- JOB: Retype the opening lines of the listing below, ending with the line that contains "markersize=9, linewidth=1.5, label=lab)", and leave out any pictures.

[Begin SOURCE MATERIAL]

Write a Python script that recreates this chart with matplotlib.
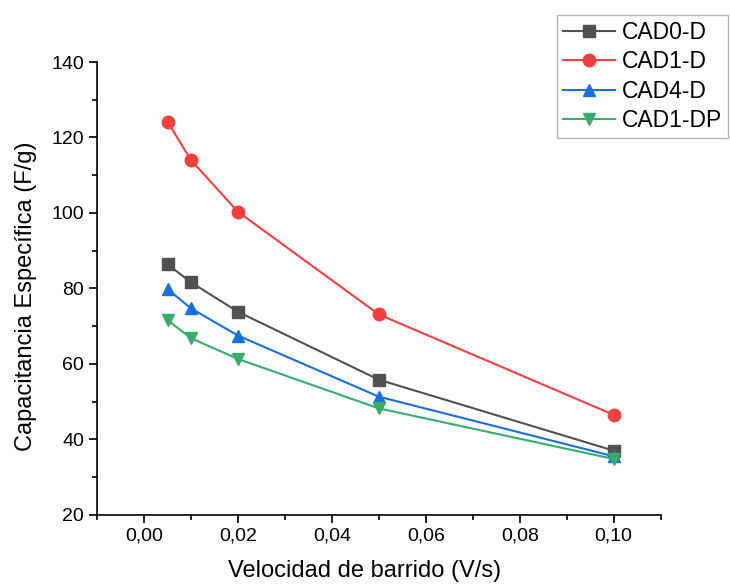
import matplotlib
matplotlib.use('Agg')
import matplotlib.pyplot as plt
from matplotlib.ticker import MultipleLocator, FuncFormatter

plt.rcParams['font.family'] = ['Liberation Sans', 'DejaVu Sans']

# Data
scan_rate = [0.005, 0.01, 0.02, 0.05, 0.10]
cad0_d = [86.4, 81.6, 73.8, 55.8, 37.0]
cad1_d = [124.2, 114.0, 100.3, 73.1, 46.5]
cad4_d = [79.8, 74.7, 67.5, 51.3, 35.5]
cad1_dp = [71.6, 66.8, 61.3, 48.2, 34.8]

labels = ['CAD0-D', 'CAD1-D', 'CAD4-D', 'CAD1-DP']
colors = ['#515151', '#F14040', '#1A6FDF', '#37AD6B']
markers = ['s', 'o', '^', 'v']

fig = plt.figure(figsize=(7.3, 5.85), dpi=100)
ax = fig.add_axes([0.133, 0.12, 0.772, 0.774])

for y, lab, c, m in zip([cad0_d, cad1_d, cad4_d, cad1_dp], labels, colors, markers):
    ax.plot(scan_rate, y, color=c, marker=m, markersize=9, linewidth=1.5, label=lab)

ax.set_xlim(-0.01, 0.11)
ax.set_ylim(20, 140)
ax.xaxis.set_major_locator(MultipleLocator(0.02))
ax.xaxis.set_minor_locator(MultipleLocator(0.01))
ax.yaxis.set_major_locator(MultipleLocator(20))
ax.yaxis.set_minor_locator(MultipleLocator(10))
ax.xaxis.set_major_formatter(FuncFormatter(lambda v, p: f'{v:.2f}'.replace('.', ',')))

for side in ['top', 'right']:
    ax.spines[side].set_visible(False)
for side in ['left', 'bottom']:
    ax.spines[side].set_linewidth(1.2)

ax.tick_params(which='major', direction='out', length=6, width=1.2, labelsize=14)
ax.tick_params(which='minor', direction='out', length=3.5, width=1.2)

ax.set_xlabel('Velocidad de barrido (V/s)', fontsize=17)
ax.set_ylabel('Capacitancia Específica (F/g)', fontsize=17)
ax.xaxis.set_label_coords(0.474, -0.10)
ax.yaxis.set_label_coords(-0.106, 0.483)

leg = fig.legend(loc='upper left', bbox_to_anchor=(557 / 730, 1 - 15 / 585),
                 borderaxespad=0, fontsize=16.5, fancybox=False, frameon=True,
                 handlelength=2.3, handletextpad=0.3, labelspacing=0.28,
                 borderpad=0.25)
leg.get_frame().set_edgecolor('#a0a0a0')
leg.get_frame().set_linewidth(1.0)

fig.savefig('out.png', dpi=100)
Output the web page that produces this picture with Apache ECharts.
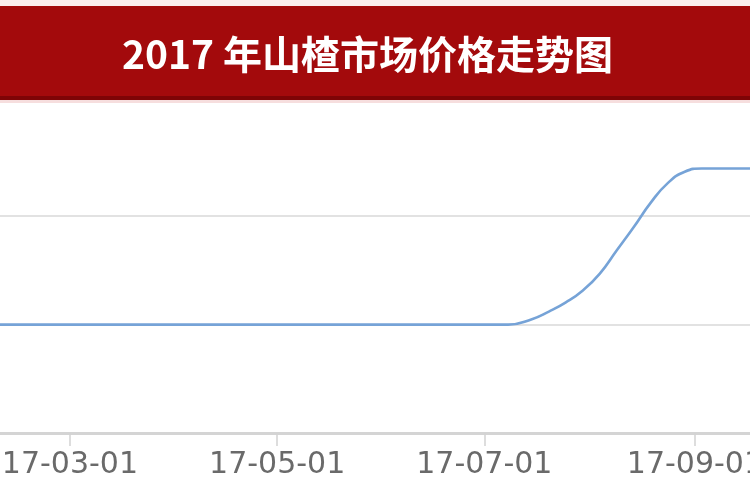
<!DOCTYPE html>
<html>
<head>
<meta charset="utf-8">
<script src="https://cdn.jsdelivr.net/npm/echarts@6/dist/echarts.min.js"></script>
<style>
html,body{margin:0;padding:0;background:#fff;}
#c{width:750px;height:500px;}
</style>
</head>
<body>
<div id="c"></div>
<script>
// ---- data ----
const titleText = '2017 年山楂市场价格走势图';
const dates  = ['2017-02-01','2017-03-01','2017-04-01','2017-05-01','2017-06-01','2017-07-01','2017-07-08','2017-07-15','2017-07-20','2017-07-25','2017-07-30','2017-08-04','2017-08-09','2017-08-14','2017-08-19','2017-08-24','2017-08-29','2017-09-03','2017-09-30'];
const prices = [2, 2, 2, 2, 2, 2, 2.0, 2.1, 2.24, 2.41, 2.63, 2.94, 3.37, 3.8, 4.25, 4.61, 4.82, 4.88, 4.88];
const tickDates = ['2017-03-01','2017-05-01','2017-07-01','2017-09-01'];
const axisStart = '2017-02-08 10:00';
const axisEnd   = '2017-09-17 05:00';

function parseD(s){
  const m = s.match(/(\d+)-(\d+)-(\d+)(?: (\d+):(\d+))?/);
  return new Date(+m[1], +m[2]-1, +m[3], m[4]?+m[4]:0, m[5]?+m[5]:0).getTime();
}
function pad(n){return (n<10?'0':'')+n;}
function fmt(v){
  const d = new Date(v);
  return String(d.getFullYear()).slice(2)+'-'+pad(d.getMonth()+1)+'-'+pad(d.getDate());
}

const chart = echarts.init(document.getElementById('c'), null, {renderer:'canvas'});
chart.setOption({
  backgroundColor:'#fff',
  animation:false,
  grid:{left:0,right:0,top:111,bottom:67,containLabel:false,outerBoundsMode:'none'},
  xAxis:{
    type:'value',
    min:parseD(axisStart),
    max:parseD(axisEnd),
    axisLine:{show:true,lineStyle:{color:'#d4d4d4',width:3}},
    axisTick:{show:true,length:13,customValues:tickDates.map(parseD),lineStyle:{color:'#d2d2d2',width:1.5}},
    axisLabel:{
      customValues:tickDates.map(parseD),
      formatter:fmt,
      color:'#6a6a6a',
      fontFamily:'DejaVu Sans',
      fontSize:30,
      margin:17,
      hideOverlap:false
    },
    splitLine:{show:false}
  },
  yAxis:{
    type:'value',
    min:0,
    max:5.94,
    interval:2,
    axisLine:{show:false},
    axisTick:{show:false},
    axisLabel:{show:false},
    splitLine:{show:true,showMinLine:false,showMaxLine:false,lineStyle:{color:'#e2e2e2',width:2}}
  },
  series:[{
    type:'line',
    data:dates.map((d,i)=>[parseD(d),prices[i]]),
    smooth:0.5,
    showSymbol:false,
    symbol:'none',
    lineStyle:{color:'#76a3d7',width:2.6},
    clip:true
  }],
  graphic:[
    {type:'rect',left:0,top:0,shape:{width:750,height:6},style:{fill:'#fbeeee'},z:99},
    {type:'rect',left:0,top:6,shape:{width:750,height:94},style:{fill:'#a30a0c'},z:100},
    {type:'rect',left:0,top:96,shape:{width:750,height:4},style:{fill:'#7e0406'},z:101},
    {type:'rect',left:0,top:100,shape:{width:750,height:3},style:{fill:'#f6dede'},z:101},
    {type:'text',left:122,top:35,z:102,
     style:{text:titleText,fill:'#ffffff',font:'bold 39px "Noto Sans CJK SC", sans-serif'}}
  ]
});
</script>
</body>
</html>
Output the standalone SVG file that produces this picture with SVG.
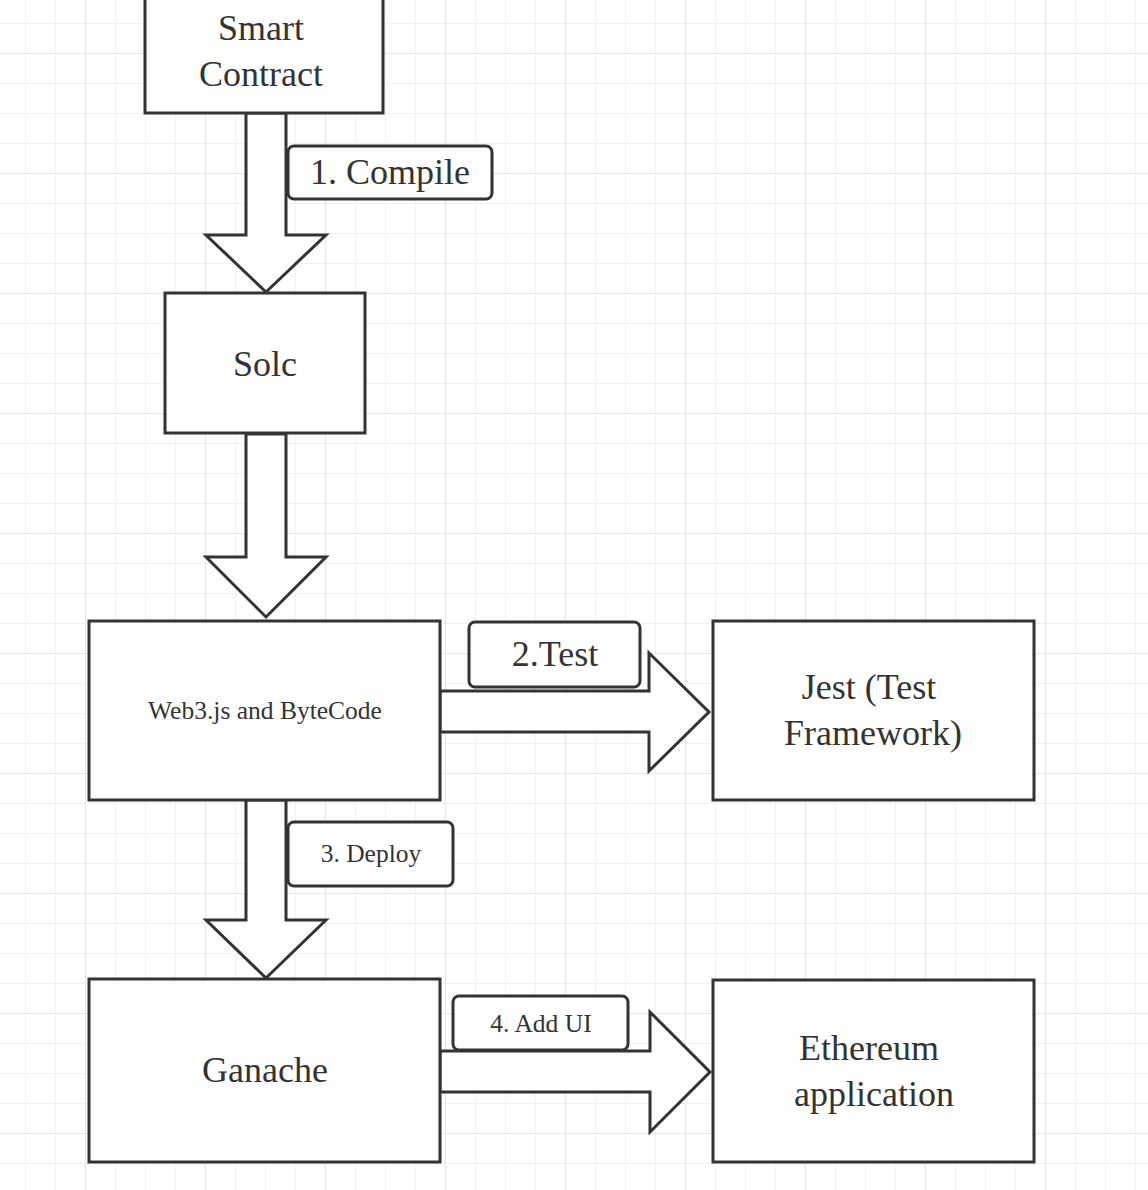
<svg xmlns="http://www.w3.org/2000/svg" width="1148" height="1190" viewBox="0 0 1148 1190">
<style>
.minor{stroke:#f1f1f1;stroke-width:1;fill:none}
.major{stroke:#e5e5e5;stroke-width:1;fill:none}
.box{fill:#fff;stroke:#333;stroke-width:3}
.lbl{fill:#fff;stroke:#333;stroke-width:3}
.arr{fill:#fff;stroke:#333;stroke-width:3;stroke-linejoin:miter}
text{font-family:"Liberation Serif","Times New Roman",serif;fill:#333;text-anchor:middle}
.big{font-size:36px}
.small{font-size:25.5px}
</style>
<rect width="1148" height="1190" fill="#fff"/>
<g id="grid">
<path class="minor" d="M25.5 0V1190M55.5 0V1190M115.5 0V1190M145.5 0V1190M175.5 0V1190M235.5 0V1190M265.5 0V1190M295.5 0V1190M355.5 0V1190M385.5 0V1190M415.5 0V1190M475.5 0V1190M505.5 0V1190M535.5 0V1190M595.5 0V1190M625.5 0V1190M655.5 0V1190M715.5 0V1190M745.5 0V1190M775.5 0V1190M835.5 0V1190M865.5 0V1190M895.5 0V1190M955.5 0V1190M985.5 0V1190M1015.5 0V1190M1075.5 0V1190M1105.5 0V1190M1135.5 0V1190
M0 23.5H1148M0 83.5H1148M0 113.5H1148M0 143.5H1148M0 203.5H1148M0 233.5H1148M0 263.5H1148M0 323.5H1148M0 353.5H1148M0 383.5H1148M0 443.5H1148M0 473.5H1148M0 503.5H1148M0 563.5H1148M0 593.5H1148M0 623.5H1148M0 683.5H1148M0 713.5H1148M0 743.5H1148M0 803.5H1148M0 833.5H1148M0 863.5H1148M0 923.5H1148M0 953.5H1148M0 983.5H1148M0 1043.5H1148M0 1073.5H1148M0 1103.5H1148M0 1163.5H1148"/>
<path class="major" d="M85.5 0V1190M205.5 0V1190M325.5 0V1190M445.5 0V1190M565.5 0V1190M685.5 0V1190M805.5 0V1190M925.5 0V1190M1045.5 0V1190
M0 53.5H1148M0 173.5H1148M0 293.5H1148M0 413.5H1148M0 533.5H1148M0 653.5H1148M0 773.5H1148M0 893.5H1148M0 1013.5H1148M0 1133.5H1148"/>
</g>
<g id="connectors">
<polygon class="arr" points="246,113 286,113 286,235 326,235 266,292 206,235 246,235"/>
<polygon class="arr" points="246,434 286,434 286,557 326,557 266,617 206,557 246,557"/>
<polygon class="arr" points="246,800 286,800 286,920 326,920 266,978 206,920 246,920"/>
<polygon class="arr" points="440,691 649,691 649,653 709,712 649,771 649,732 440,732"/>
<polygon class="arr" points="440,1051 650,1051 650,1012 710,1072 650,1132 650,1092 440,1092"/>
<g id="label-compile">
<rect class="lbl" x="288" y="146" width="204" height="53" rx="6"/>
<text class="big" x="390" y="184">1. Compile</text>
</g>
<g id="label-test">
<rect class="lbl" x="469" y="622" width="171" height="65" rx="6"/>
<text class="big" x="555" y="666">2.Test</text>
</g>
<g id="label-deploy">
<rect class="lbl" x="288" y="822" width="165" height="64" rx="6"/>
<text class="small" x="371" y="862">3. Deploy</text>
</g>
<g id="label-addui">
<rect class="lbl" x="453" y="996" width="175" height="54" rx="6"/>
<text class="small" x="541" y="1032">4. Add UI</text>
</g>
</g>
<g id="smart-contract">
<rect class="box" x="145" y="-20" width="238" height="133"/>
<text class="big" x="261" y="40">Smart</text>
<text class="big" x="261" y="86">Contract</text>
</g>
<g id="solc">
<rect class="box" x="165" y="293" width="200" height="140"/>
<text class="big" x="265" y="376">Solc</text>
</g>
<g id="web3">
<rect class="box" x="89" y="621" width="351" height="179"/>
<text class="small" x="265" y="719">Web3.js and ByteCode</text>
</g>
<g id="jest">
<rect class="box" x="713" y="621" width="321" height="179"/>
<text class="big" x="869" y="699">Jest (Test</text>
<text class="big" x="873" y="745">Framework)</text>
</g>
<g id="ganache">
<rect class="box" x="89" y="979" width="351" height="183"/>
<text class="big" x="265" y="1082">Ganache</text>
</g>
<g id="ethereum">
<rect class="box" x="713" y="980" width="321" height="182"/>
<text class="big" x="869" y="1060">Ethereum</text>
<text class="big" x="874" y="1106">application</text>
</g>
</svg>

[End SOURCE MATERIAL]

- REPLY:
Write a Python script that recreates this chart with matplotlib.
import matplotlib
matplotlib.use('Agg')
import matplotlib.pyplot as plt
from matplotlib.ticker import MultipleLocator, FuncFormatter

plt.rcParams['font.family'] = ['Liberation Sans', 'DejaVu Sans']

# Data
scan_rate = [0.005, 0.01, 0.02, 0.05, 0.10]
cad0_d = [86.4, 81.6, 73.8, 55.8, 37.0]
cad1_d = [124.2, 114.0, 100.3, 73.1, 46.5]
cad4_d = [79.8, 74.7, 67.5, 51.3, 35.5]
cad1_dp = [71.6, 66.8, 61.3, 48.2, 34.8]

labels = ['CAD0-D', 'CAD1-D', 'CAD4-D', 'CAD1-DP']
colors = ['#515151', '#F14040', '#1A6FDF', '#37AD6B']
markers = ['s', 'o', '^', 'v']

fig = plt.figure(figsize=(7.3, 5.85), dpi=100)
ax = fig.add_axes([0.133, 0.12, 0.772, 0.774])

for y, lab, c, m in zip([cad0_d, cad1_d, cad4_d, cad1_dp], labels, colors, markers):
    ax.plot(scan_rate, y, color=c, marker=m, markersize=9, linewidth=1.5, label=lab)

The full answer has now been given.